### PROBLEM STATEMENT
Every line of the material is to be quoted verbatim, minus the pictures.

### SOURCE DATA
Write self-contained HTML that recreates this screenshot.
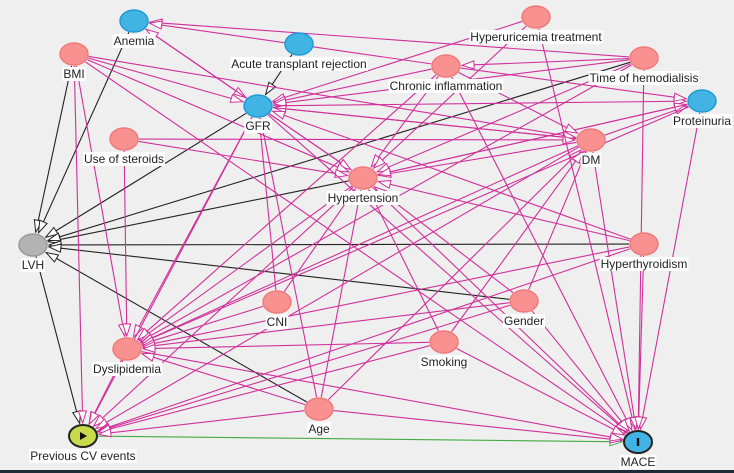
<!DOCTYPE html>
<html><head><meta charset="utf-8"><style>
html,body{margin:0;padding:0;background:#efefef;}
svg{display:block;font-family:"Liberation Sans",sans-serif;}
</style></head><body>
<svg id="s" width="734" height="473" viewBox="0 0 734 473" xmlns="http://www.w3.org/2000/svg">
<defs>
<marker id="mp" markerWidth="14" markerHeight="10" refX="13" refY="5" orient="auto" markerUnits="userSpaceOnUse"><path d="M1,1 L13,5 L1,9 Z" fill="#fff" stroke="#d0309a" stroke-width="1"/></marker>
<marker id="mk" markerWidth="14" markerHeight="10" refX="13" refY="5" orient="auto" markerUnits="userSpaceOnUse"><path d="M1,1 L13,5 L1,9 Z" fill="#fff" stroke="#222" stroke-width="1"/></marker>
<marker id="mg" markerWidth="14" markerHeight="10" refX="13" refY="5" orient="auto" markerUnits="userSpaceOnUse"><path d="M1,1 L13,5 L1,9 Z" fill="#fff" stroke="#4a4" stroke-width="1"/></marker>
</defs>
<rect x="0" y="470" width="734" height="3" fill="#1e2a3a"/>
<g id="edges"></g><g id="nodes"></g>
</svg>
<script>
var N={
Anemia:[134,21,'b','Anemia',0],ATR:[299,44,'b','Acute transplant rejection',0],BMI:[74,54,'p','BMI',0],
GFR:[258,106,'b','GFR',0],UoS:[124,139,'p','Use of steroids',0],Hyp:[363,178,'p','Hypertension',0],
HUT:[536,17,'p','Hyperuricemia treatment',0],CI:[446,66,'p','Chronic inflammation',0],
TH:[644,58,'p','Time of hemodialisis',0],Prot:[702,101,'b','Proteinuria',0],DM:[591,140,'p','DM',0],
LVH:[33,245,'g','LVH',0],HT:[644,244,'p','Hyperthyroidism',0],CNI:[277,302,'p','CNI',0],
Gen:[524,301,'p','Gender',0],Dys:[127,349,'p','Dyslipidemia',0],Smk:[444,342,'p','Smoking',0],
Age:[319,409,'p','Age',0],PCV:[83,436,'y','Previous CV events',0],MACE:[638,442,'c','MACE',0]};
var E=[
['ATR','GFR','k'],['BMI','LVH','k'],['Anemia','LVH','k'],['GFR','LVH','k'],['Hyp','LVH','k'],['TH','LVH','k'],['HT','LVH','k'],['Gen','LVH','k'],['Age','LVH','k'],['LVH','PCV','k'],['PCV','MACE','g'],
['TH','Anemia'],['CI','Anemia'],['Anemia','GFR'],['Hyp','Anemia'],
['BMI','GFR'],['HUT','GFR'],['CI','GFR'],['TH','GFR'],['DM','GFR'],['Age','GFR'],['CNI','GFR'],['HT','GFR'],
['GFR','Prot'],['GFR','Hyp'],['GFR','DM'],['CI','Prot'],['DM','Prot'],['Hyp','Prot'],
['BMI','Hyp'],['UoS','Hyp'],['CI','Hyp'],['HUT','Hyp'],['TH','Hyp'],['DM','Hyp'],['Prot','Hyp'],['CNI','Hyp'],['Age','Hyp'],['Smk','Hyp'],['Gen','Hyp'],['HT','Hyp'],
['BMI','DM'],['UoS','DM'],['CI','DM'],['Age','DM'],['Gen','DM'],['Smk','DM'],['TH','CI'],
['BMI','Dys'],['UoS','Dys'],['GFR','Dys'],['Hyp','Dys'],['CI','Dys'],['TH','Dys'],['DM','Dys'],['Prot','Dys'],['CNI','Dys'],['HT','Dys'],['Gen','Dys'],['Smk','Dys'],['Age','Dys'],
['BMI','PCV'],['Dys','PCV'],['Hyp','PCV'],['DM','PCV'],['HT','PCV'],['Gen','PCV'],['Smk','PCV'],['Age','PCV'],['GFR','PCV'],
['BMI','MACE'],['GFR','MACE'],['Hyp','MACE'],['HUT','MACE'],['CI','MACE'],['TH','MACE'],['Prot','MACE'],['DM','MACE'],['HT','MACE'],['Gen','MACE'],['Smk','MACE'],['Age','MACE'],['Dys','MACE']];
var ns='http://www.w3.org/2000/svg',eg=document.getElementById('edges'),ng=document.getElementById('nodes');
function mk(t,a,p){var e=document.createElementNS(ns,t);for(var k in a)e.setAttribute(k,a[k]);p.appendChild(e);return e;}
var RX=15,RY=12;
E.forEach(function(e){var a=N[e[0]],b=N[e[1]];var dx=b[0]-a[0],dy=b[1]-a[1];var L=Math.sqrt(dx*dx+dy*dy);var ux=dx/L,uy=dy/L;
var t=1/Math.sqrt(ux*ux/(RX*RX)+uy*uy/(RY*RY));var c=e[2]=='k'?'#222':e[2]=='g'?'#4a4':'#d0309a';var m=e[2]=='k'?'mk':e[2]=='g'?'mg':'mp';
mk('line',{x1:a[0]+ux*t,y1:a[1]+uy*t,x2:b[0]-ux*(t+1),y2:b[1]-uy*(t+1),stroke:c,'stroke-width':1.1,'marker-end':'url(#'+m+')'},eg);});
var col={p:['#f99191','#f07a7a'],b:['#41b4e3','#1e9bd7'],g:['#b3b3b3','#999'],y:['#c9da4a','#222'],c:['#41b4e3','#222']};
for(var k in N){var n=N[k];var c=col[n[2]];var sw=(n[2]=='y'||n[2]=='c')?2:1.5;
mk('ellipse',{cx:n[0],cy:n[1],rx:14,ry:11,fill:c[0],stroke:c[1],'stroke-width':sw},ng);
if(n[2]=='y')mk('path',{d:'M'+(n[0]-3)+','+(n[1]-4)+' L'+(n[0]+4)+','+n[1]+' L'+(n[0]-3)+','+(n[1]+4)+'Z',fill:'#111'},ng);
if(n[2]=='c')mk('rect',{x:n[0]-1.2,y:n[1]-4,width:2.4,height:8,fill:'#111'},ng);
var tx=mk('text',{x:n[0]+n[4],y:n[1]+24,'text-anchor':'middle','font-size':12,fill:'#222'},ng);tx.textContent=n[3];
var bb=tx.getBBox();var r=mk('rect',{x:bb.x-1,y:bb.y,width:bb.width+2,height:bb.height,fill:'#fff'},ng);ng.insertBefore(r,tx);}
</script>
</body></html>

### RESULT FOR THIS TASK
Write self-contained HTML that recreates this screenshot.
<!DOCTYPE html>
<html><head><meta charset="utf-8"><style>
html,body{margin:0;padding:0;background:#efefef;}
svg{display:block;font-family:"Liberation Sans",sans-serif;}
</style></head><body>
<svg id="s" width="734" height="473" viewBox="0 0 734 473" xmlns="http://www.w3.org/2000/svg">
<defs>
<marker id="mp" markerWidth="14" markerHeight="10" refX="13" refY="5" orient="auto" markerUnits="userSpaceOnUse"><path d="M1,1 L13,5 L1,9 Z" fill="#fff" stroke="#d0309a" stroke-width="1"/></marker>
<marker id="mk" markerWidth="14" markerHeight="10" refX="13" refY="5" orient="auto" markerUnits="userSpaceOnUse"><path d="M1,1 L13,5 L1,9 Z" fill="#fff" stroke="#222" stroke-width="1"/></marker>
<marker id="mg" markerWidth="14" markerHeight="10" refX="13" refY="5" orient="auto" markerUnits="userSpaceOnUse"><path d="M1,1 L13,5 L1,9 Z" fill="#fff" stroke="#4a4" stroke-width="1"/></marker>
</defs>
<rect x="0" y="470" width="734" height="3" fill="#1e2a3a"/>
<g id="edges"></g><g id="nodes"></g>
</svg>
<script>
var N={
Anemia:[134,21,'b','Anemia',0],ATR:[299,44,'b','Acute transplant rejection',0],BMI:[74,54,'p','BMI',0],
GFR:[258,106,'b','GFR',0],UoS:[124,139,'p','Use of steroids',0],Hyp:[363,178,'p','Hypertension',0],
HUT:[536,17,'p','Hyperuricemia treatment',0],CI:[446,66,'p','Chronic inflammation',0],
TH:[644,58,'p','Time of hemodialisis',0],Prot:[702,101,'b','Proteinuria',0],DM:[591,140,'p','DM',0],
LVH:[33,245,'g','LVH',0],HT:[644,244,'p','Hyperthyroidism',0],CNI:[277,302,'p','CNI',0],
Gen:[524,301,'p','Gender',0],Dys:[127,349,'p','Dyslipidemia',0],Smk:[444,342,'p','Smoking',0],
Age:[319,409,'p','Age',0],PCV:[83,436,'y','Previous CV events',0],MACE:[638,442,'c','MACE',0]};
var E=[
['ATR','GFR','k'],['BMI','LVH','k'],['Anemia','LVH','k'],['GFR','LVH','k'],['Hyp','LVH','k'],['TH','LVH','k'],['HT','LVH','k'],['Gen','LVH','k'],['Age','LVH','k'],['LVH','PCV','k'],['PCV','MACE','g'],
['TH','Anemia'],['CI','Anemia'],['Anemia','GFR'],['Hyp','Anemia'],
['BMI','GFR'],['HUT','GFR'],['CI','GFR'],['TH','GFR'],['DM','GFR'],['Age','GFR'],['CNI','GFR'],['HT','GFR'],
['GFR','Prot'],['GFR','Hyp'],['GFR','DM'],['CI','Prot'],['DM','Prot'],['Hyp','Prot'],
['BMI','Hyp'],['UoS','Hyp'],['CI','Hyp'],['HUT','Hyp'],['TH','Hyp'],['DM','Hyp'],['Prot','Hyp'],['CNI','Hyp'],['Age','Hyp'],['Smk','Hyp'],['Gen','Hyp'],['HT','Hyp'],
['BMI','DM'],['UoS','DM'],['CI','DM'],['Age','DM'],['Gen','DM'],['Smk','DM'],['TH','CI'],
['BMI','Dys'],['UoS','Dys'],['GFR','Dys'],['Hyp','Dys'],['CI','Dys'],['TH','Dys'],['DM','Dys'],['Prot','Dys'],['CNI','Dys'],['HT','Dys'],['Gen','Dys'],['Smk','Dys'],['Age','Dys'],
['BMI','PCV'],['Dys','PCV'],['Hyp','PCV'],['DM','PCV'],['HT','PCV'],['Gen','PCV'],['Smk','PCV'],['Age','PCV'],['GFR','PCV'],
['BMI','MACE'],['GFR','MACE'],['Hyp','MACE'],['HUT','MACE'],['CI','MACE'],['TH','MACE'],['Prot','MACE'],['DM','MACE'],['HT','MACE'],['Gen','MACE'],['Smk','MACE'],['Age','MACE'],['Dys','MACE']];
var ns='http://www.w3.org/2000/svg',eg=document.getElementById('edges'),ng=document.getElementById('nodes');
function mk(t,a,p){var e=document.createElementNS(ns,t);for(var k in a)e.setAttribute(k,a[k]);p.appendChild(e);return e;}
var RX=15,RY=12;
E.forEach(function(e){var a=N[e[0]],b=N[e[1]];var dx=b[0]-a[0],dy=b[1]-a[1];var L=Math.sqrt(dx*dx+dy*dy);var ux=dx/L,uy=dy/L;
var t=1/Math.sqrt(ux*ux/(RX*RX)+uy*uy/(RY*RY));var c=e[2]=='k'?'#222':e[2]=='g'?'#4a4':'#d0309a';var m=e[2]=='k'?'mk':e[2]=='g'?'mg':'mp';
mk('line',{x1:a[0]+ux*t,y1:a[1]+uy*t,x2:b[0]-ux*(t+1),y2:b[1]-uy*(t+1),stroke:c,'stroke-width':1.1,'marker-end':'url(#'+m+')'},eg);});
var col={p:['#f99191','#f07a7a'],b:['#41b4e3','#1e9bd7'],g:['#b3b3b3','#999'],y:['#c9da4a','#222'],c:['#41b4e3','#222']};
for(var k in N){var n=N[k];var c=col[n[2]];var sw=(n[2]=='y'||n[2]=='c')?2:1.5;
mk('ellipse',{cx:n[0],cy:n[1],rx:14,ry:11,fill:c[0],stroke:c[1],'stroke-width':sw},ng);
if(n[2]=='y')mk('path',{d:'M'+(n[0]-3)+','+(n[1]-4)+' L'+(n[0]+4)+','+n[1]+' L'+(n[0]-3)+','+(n[1]+4)+'Z',fill:'#111'},ng);
if(n[2]=='c')mk('rect',{x:n[0]-1.2,y:n[1]-4,width:2.4,height:8,fill:'#111'},ng);
var tx=mk('text',{x:n[0]+n[4],y:n[1]+24,'text-anchor':'middle','font-size':12,fill:'#222'},ng);tx.textContent=n[3];
var bb=tx.getBBox();var r=mk('rect',{x:bb.x-1,y:bb.y,width:bb.width+2,height:bb.height,fill:'#fff'},ng);ng.insertBefore(r,tx);}
</script>
</body></html>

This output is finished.